Une présidentielle sous l’étouffoir

par Kamil Piriyev

Article publié le 14/10/2008 Dernière mise à jour le 15/10/2008 à 11:18 TU

Quelque 8 millions d’Azerbaïdjanais élisent mercredi 15 octobre 2008 leur président pour les cinq prochaines années. Le chef de l’Etat actuel, Ilham Aliyev, est le grand favori de la course présidentielle, car les principaux partis d’opposition la boycottent.

Les médias azerbaïdjanais ne couvrent que les déplacements du chef de l’Etat, notamment les inaugurations de nouvelles entreprises.( Photo : DR )

Les médias azerbaïdjanais ne couvrent que les déplacements du chef de l’Etat, notamment les inaugurations de nouvelles entreprises.
( Photo : DR )

Mis à part l’actuel président Ilham Aliyev, six autres candidats se disputent le fauteuil présidentiel en Azerbaïdjan, pays du sud Caucase, riche en hydrocarbure, qui connaît une croissance économique record ces dernières années. « Aucun d’entre eux ne représente pas une opposition réelle.
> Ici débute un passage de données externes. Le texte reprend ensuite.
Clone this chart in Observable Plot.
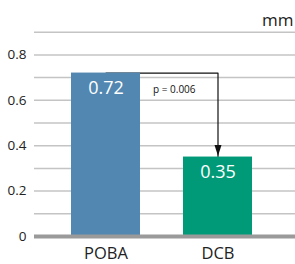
<!DOCTYPE html>
<html><head><meta charset="utf-8">
<script src="https://cdn.jsdelivr.net/npm/d3@7"></script>
<script src="https://cdn.jsdelivr.net/npm/@observablehq/plot@0.6"></script>
<style>
html,body{margin:0;padding:0;background:#fff;}
#chart svg{display:block;background:linear-gradient(to bottom,#fbfcfe 0%,#f4f7fc 55%,#e5edf8 100%);}
</style></head><body><div id="chart"></div>
<script>
const categories = ["POBA", "DCB"];
const values = [0.72, 0.35];
const colors = ["#5187b1", "#009a78"];
const yTicks = [0, 0.2, 0.4, 0.6, 0.8];
const gridValues = [0.1, 0.2, 0.3, 0.4, 0.5, 0.6, 0.7, 0.8, 0.9];
const unitLabel = "mm";
const pLabel = "p = 0.006";

const bars = categories.map((c, i) => ({category: c, value: values[i], color: colors[i]}));
const bracket = [
  {category: categories[0], value: values[0]},
  {category: categories[1], value: values[0]},
  {category: categories[1], value: values[1]}
];
const arrowHead = {
  draw(ctx) { ctx.moveTo(0, -1); ctx.lineTo(-3.5, -12); ctx.lineTo(3.5, -12); ctx.closePath(); }
};

const chart = Plot.plot({
  width: 295, height: 264,
  marginTop: 9, marginBottom: 28, marginLeft: 34, marginRight: 0,
  style: {fontFamily: "'Open Sans', sans-serif", color: "#222", background: "transparent"},
  x: {domain: categories, paddingInner: 0.388, paddingOuter: 0.352, align: 0.454, axis: null},
  y: {domain: [0, 1], axis: null},
  color: {type: "identity"},
  marks: [
    Plot.ruleY(gridValues, {stroke: "#c4c4c4", strokeWidth: 1.5}),
    Plot.line(bracket, {x: "category", y: "value", stroke: "#111", strokeWidth: 1.2}),
    Plot.barY(bars, {x: "category", y: "value", fill: "color"}),
    Plot.dot([bracket[2]], {x: "category", y: "value", symbol: arrowHead, fill: "#111", stroke: "none", r: 5}),
    Plot.ruleY([0], {stroke: "#9a9a9a", strokeWidth: 4}),
    Plot.axisY(yTicks, {tickSize: 0, tickPadding: 8, fontSize: 13.5, label: null,
      tickFormat: d => d === 0 ? "0" : d.toFixed(1)}),
    Plot.axisX({tickSize: 0, tickPadding: 11, fontSize: 16.5, label: null}),
    Plot.text(bars, {x: "category", y: "value", text: d => d.value.toFixed(2), fill: "white",
      lineAnchor: "top", dy: 8, fontSize: 18}),
    Plot.text([pLabel], {x: () => categories[0], y: () => 0.645, text: d => d, textAnchor: "start",
      dx: 47, fontSize: 10, fill: "#111"}),
    Plot.text([unitLabel], {frameAnchor: "top-right", text: d => d, textAnchor: "end", lineAnchor: "top",
      dy: 4, dx: -2, fontSize: 17, fill: "#222"})
  ]
});
document.getElementById("chart").appendChild(chart);
</script></body></html>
Ces candidats sont fabriqués par le pouvoir pour donner une vision démocratique à ces élections », estime Zarducht Alizade, politologue.

L’opposition désunie jusqu’à maintenant a réussi, pour la première fois en 15 ans, à se mettre d’accord pour boycotter les élections. « Nous sommes privés de tout moyen de contact avec nos électeurs. Le pouvoir n’a autorisé aucune manifestation depuis les législatives de 2005. L’opposition n’a aucun accès aux médias audiovisuels. Même nos déplacements dans les régions sont interdites », explique ainsi Ali Kerimli, président du parti d’opposition du Front Populaire.

Le pouvoir rejette ces accusations et pointe la faiblesse de ses adversaires. Selon Ali Ahmadov, secrétaire exécutif du parti du Nouvel Azerbaïdjan, « l’opposition s’est retirée de la course à la présidentielle parce qu’elle était sûre de sa défaite ».

Médias non libres

Le débat électoral est quasiment absent dans les médias. Depuis trois semaines, les chaînes de télévision ne couvrent que les déplacements du chef de l’Etat dans les régions où il va inaugurer de nouvelles entreprises. « C’est une campagne électorale à la soviétique », selon Leyla Aliyeva, politologue.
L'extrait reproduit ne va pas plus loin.